==== Supplied material
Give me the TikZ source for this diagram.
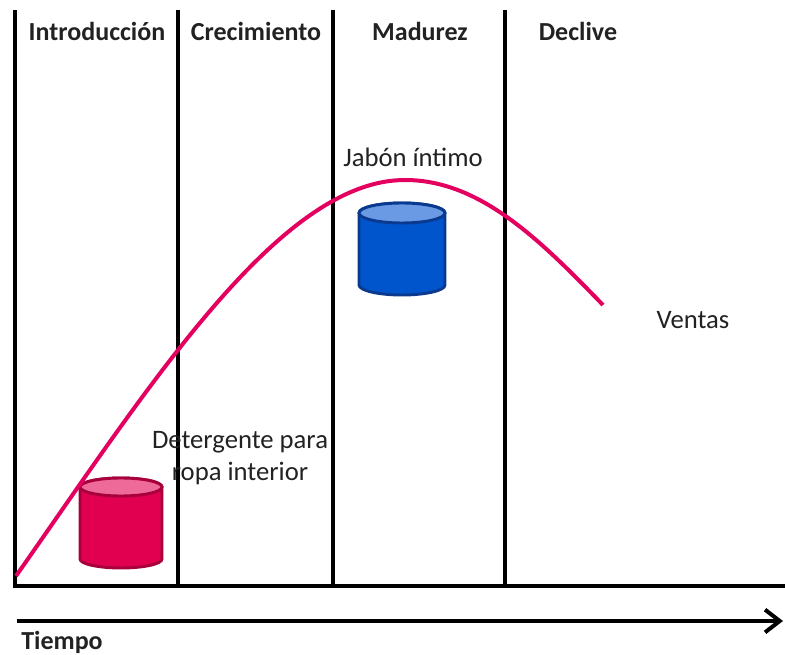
\documentclass[tikz,border=0pt]{standalone}
\usepackage{fontspec}
\setmainfont{Carlito}
\usetikzlibrary{arrows.meta}
\definecolor{curvecol}{HTML}{E3005F}
\definecolor{pinkbody}{HTML}{E0004F}
\definecolor{pinktop}{HTML}{EE6A98}
\definecolor{pinkedge}{HTML}{A8003C}
\definecolor{bluebody}{HTML}{0055CC}
\definecolor{bluetop}{HTML}{6A9AE4}
\definecolor{blueedge}{HTML}{0A3A90}
\definecolor{txt}{HTML}{222222}
\tikzset{
  divider/.style={line width=3pt, black},
  header/.style={font=\fontsize{19.5}{23}\selectfont\bfseries, text=txt, anchor=center},
  label/.style={font=\fontsize{20}{23.5}\selectfont, text=txt, align=center},
  salescurve/.style={line width=3pt, curvecol},
}
\begin{document}
\begin{tikzpicture}[x=0.75pt,y=-0.75pt]
\useasboundingbox (0,0) rectangle (785,655);
% dividers
\coordinate (v1t) at (15,10);  \coordinate (v1b) at (15,586);
\coordinate (v2t) at (178,10); \coordinate (v2b) at (178,586);
\coordinate (v3t) at (333,10); \coordinate (v3b) at (333,586);
\coordinate (v4t) at (505,10); \coordinate (v4b) at (505,586);
\coordinate (bl) at (13,586); \coordinate (br) at (785,586);
\draw[divider] (v1t) -- (v1b);
\draw[divider] (v2t) -- (v2b);
\draw[divider] (v3t) -- (v3b);
\draw[divider] (v4t) -- (v4b);
\draw[divider] (bl) -- (br);
% headers
\node[header] (h1) at (97,31) {Introducción};
\node[header] (h2) at (256,31) {Crecimiento};
\node[header] (h3) at (420,31) {Madurez};
\node[header] (h4) at (578,31) {Declive};
% cylinders
\draw[line width=2.2pt, pinkedge, fill=pinkbody] (80,487) -- (80,559) arc[start angle=180, end angle=0, x radius=41, y radius=9] -- (162,487) arc[start angle=0, end angle=-180, x radius=41, y radius=9] -- cycle;
\draw[line width=2.2pt, pinkedge, fill=pinktop] (121,487) ellipse[x radius=41, y radius=9];
\draw[line width=2.2pt, blueedge, fill=bluebody] (359,213) -- (359,285) arc[start angle=180, end angle=0, x radius=43, y radius=10] -- (445,213) arc[start angle=0, end angle=-180, x radius=43, y radius=10] -- cycle;
\draw[line width=2.2pt, blueedge, fill=bluetop] (402,213) ellipse[x radius=43, y radius=10];
% curve
\coordinate (c0) at (16,576);
\coordinate (cpk) at (405,180);
\coordinate (c1) at (603,305);
\draw[salescurve] (c0) .. controls (150,385) and (280,180) .. (cpk) .. controls (480,180) and (540,240) .. (c1);
% labels
\node[label] (jab) at (413,157) {Jabón íntimo};
\node[label] (det) at (240,458) {Detergente para\\ropa interior};
\node[label] (ven) at (693,320) {Ventas};
% time arrow
\coordinate (al) at (17,621);
\coordinate (ar) at (783,621);
\draw[line width=3pt, -{Straight Barb[length=11pt, width=17pt, line width=3pt]}] (al) -- (ar);
\node[header] (tiempo) at (62,642) {Tiempo};
\end{tikzpicture}
\end{document}
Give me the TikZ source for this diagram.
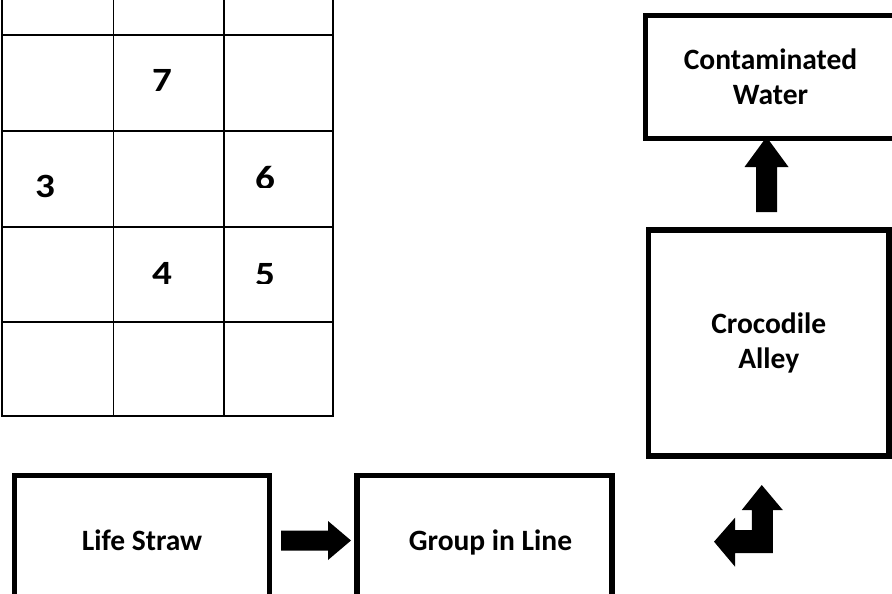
\documentclass[tikz,border=0pt]{standalone}
\usepackage{fontspec}
\setmainfont{Carlito}
\usetikzlibrary{calc}
\newcommand\widedigit[1]{\scalebox{1.15}[1]{#1}}
\begin{document}
\begin{tikzpicture}[x=1pt,y=-1pt,
  gridline/.style={line width=1.8pt, line cap=rect},
  box/.style={draw, line width=5.5pt, inner sep=0pt, align=center,
    font=\bfseries\fontsize{29.5}{35.5}\selectfont},
  digit/.style={anchor=base, inner sep=0pt, font=\bfseries\fontsize{34}{40}\selectfont},
  blockarrow/.style={fill=black}]
\useasboundingbox (0,0) rectangle (892,594);
\clip (0,0) rectangle (892,594);

% number grid, cut off at the top
\foreach \x in {2,113.5,224,333} \draw[gridline] (\x,-5) -- (\x,416);
\foreach \y in {35,131,227,322,416} \draw[gridline] (2,\y) -- (333,\y);

\node[digit] (n7) at (162,92) {\widedigit{7}};
\node[digit] (n3) at (45,197) {\widedigit{3}};
\node[digit] (n4) at (162,284) {\widedigit{4}};
\begin{scope}
  \clip (224,131) rectangle (333,187.7);
  \node[digit] (n6) at (265,189) {\widedigit{6}};
\end{scope}
\begin{scope}
  \clip (224,227) rectangle (333,283);
  \node[digit] (n5) at (265,285.5) {\widedigit{5}};
\end{scope}

% flow boxes
\node[box, minimum width=250, minimum height=123] (water) at (770.5,77) {Contaminated\\Water};
\node[box, minimum width=240.5, minimum height=226] (croc) at (768.75,343) {Crocodile\\Alley};
\node[box, minimum width=255, minimum height=133] (straw) at (142,542) {\vphantom{Lp}Life Straw};
\node[box, minimum width=255, minimum height=133] (group) at (484.5,542) {\hspace*{12pt}\vphantom{Lp}Group in Line};

% block arrow Life Straw -> Group in Line
\coordinate (a1) at ($(straw.east)+(8.75,-1.5)$);
\coordinate (a2) at ($(group.west)+(-3.25,-1.5)$);
\fill[blockarrow] ($(a1)+(0,-10)$) -- ($(a2)+(-23,-10)$) -- ($(a2)+(-23,-19.5)$) -- (a2)
  -- ($(a2)+(-23,19.5)$) -- ($(a2)+(-23,10)$) -- ($(a1)+(0,10)$) -- cycle;

% block arrow Crocodile Alley -> Contaminated Water
\coordinate (b1) at ($(croc.north)+(-2.25,-15.25)$);
\coordinate (b2) at ($(water.south)+(-4,-4.25)$);
\fill[blockarrow] ($(b1)+(-10.5,0)$) -- ($(b2)+(-10.5,30)$) -- ($(b2)+(-22,30)$) -- (b2)
  -- ($(b2)+(22,30)$) -- ($(b2)+(10.5,30)$) -- ($(b1)+(10.5,0)$) -- cycle;

% bent two-headed arrow below Crocodile Alley
\coordinate (c) at ($(croc.south)+(-7,26.25)$);
\fill[blockarrow, shift={(c)}] (0,0) -- (21,25) -- (11,25) -- (11,68) -- (-26.7,68)
  -- (-26.7,81.7) -- (-47.7,56.7) -- (-26.7,32.7) -- (-26.7,45) -- (-10,45)
  -- (-10,25) -- (-20,25) -- cycle;
\end{tikzpicture}
\end{document}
========
▶ [Short exercise]:
Quote the listing above in full, except for the pictures.

▶ [Expected output]:
Give me the TikZ source for this diagram.
\documentclass[tikz,border=0pt]{standalone}
\usepackage{fontspec}
\setmainfont{Carlito}
\usetikzlibrary{arrows.meta}
\definecolor{curvecol}{HTML}{E3005F}
\definecolor{pinkbody}{HTML}{E0004F}
\definecolor{pinktop}{HTML}{EE6A98}
\definecolor{pinkedge}{HTML}{A8003C}
\definecolor{bluebody}{HTML}{0055CC}
\definecolor{bluetop}{HTML}{6A9AE4}
\definecolor{blueedge}{HTML}{0A3A90}
\definecolor{txt}{HTML}{222222}
\tikzset{
  divider/.style={line width=3pt, black},
  header/.style={font=\fontsize{19.5}{23}\selectfont\bfseries, text=txt, anchor=center},
  label/.style={font=\fontsize{20}{23.5}\selectfont, text=txt, align=center},
  salescurve/.style={line width=3pt, curvecol},
}
\begin{document}
\begin{tikzpicture}[x=0.75pt,y=-0.75pt]
\useasboundingbox (0,0) rectangle (785,655);
% dividers
\coordinate (v1t) at (15,10);  \coordinate (v1b) at (15,586);
\coordinate (v2t) at (178,10); \coordinate (v2b) at (178,586);
\coordinate (v3t) at (333,10); \coordinate (v3b) at (333,586);
\coordinate (v4t) at (505,10); \coordinate (v4b) at (505,586);
\coordinate (bl) at (13,586); \coordinate (br) at (785,586);
\draw[divider] (v1t) -- (v1b);
\draw[divider] (v2t) -- (v2b);
\draw[divider] (v3t) -- (v3b);
\draw[divider] (v4t) -- (v4b);
\draw[divider] (bl) -- (br);
% headers
\node[header] (h1) at (97,31) {Introducción};
\node[header] (h2) at (256,31) {Crecimiento};
\node[header] (h3) at (420,31) {Madurez};
\node[header] (h4) at (578,31) {Declive};
% cylinders
\draw[line width=2.2pt, pinkedge, fill=pinkbody] (80,487) -- (80,559) arc[start angle=180, end angle=0, x radius=41, y radius=9] -- (162,487) arc[start angle=0, end angle=-180, x radius=41, y radius=9] -- cycle;
\draw[line width=2.2pt, pinkedge, fill=pinktop] (121,487) ellipse[x radius=41, y radius=9];
\draw[line width=2.2pt, blueedge, fill=bluebody] (359,213) -- (359,285) arc[start angle=180, end angle=0, x radius=43, y radius=10] -- (445,213) arc[start angle=0, end angle=-180, x radius=43, y radius=10] -- cycle;
\draw[line width=2.2pt, blueedge, fill=bluetop] (402,213) ellipse[x radius=43, y radius=10];
% curve
\coordinate (c0) at (16,576);
\coordinate (cpk) at (405,180);
\coordinate (c1) at (603,305);
\draw[salescurve] (c0) .. controls (150,385) and (280,180) .. (cpk) .. controls (480,180) and (540,240) .. (c1);
% labels
\node[label] (jab) at (413,157) {Jabón íntimo};
\node[label] (det) at (240,458) {Detergente para\\ropa interior};
\node[label] (ven) at (693,320) {Ventas};
% time arrow
\coordinate (al) at (17,621);
\coordinate (ar) at (783,621);
\draw[line width=3pt, -{Straight Barb[length=11pt, width=17pt, line width=3pt]}] (al) -- (ar);
\node[header] (tiempo) at (62,642) {Tiempo};
\end{tikzpicture}
\end{document}
Give me the TikZ source for this diagram.
\documentclass[tikz,border=0pt]{standalone}
\usepackage{fontspec}
\setmainfont{Carlito}
\usetikzlibrary{calc}
\newcommand\widedigit[1]{\scalebox{1.15}[1]{#1}}
\begin{document}
\begin{tikzpicture}[x=1pt,y=-1pt,
  gridline/.style={line width=1.8pt, line cap=rect},
  box/.style={draw, line width=5.5pt, inner sep=0pt, align=center,
    font=\bfseries\fontsize{29.5}{35.5}\selectfont},
  digit/.style={anchor=base, inner sep=0pt, font=\bfseries\fontsize{34}{40}\selectfont},
  blockarrow/.style={fill=black}]
\useasboundingbox (0,0) rectangle (892,594);
\clip (0,0) rectangle (892,594);

% number grid, cut off at the top
\foreach \x in {2,113.5,224,333} \draw[gridline] (\x,-5) -- (\x,416);
\foreach \y in {35,131,227,322,416} \draw[gridline] (2,\y) -- (333,\y);

\node[digit] (n7) at (162,92) {\widedigit{7}};
\node[digit] (n3) at (45,197) {\widedigit{3}};
\node[digit] (n4) at (162,284) {\widedigit{4}};
\begin{scope}
  \clip (224,131) rectangle (333,187.7);
  \node[digit] (n6) at (265,189) {\widedigit{6}};
\end{scope}
\begin{scope}
  \clip (224,227) rectangle (333,283);
  \node[digit] (n5) at (265,285.5) {\widedigit{5}};
\end{scope}

% flow boxes
\node[box, minimum width=250, minimum height=123] (water) at (770.5,77) {Contaminated\\Water};
\node[box, minimum width=240.5, minimum height=226] (croc) at (768.75,343) {Crocodile\\Alley};
\node[box, minimum width=255, minimum height=133] (straw) at (142,542) {\vphantom{Lp}Life Straw};
\node[box, minimum width=255, minimum height=133] (group) at (484.5,542) {\hspace*{12pt}\vphantom{Lp}Group in Line};

% block arrow Life Straw -> Group in Line
\coordinate (a1) at ($(straw.east)+(8.75,-1.5)$);
\coordinate (a2) at ($(group.west)+(-3.25,-1.5)$);
\fill[blockarrow] ($(a1)+(0,-10)$) -- ($(a2)+(-23,-10)$) -- ($(a2)+(-23,-19.5)$) -- (a2)
  -- ($(a2)+(-23,19.5)$) -- ($(a2)+(-23,10)$) -- ($(a1)+(0,10)$) -- cycle;

% block arrow Crocodile Alley -> Contaminated Water
\coordinate (b1) at ($(croc.north)+(-2.25,-15.25)$);
\coordinate (b2) at ($(water.south)+(-4,-4.25)$);
\fill[blockarrow] ($(b1)+(-10.5,0)$) -- ($(b2)+(-10.5,30)$) -- ($(b2)+(-22,30)$) -- (b2)
  -- ($(b2)+(22,30)$) -- ($(b2)+(10.5,30)$) -- ($(b1)+(10.5,0)$) -- cycle;

% bent two-headed arrow below Crocodile Alley
\coordinate (c) at ($(croc.south)+(-7,26.25)$);
\fill[blockarrow, shift={(c)}] (0,0) -- (21,25) -- (11,25) -- (11,68) -- (-26.7,68)
  -- (-26.7,81.7) -- (-47.7,56.7) -- (-26.7,32.7) -- (-26.7,45) -- (-10,45)
  -- (-10,25) -- (-20,25) -- cycle;
\end{tikzpicture}
\end{document}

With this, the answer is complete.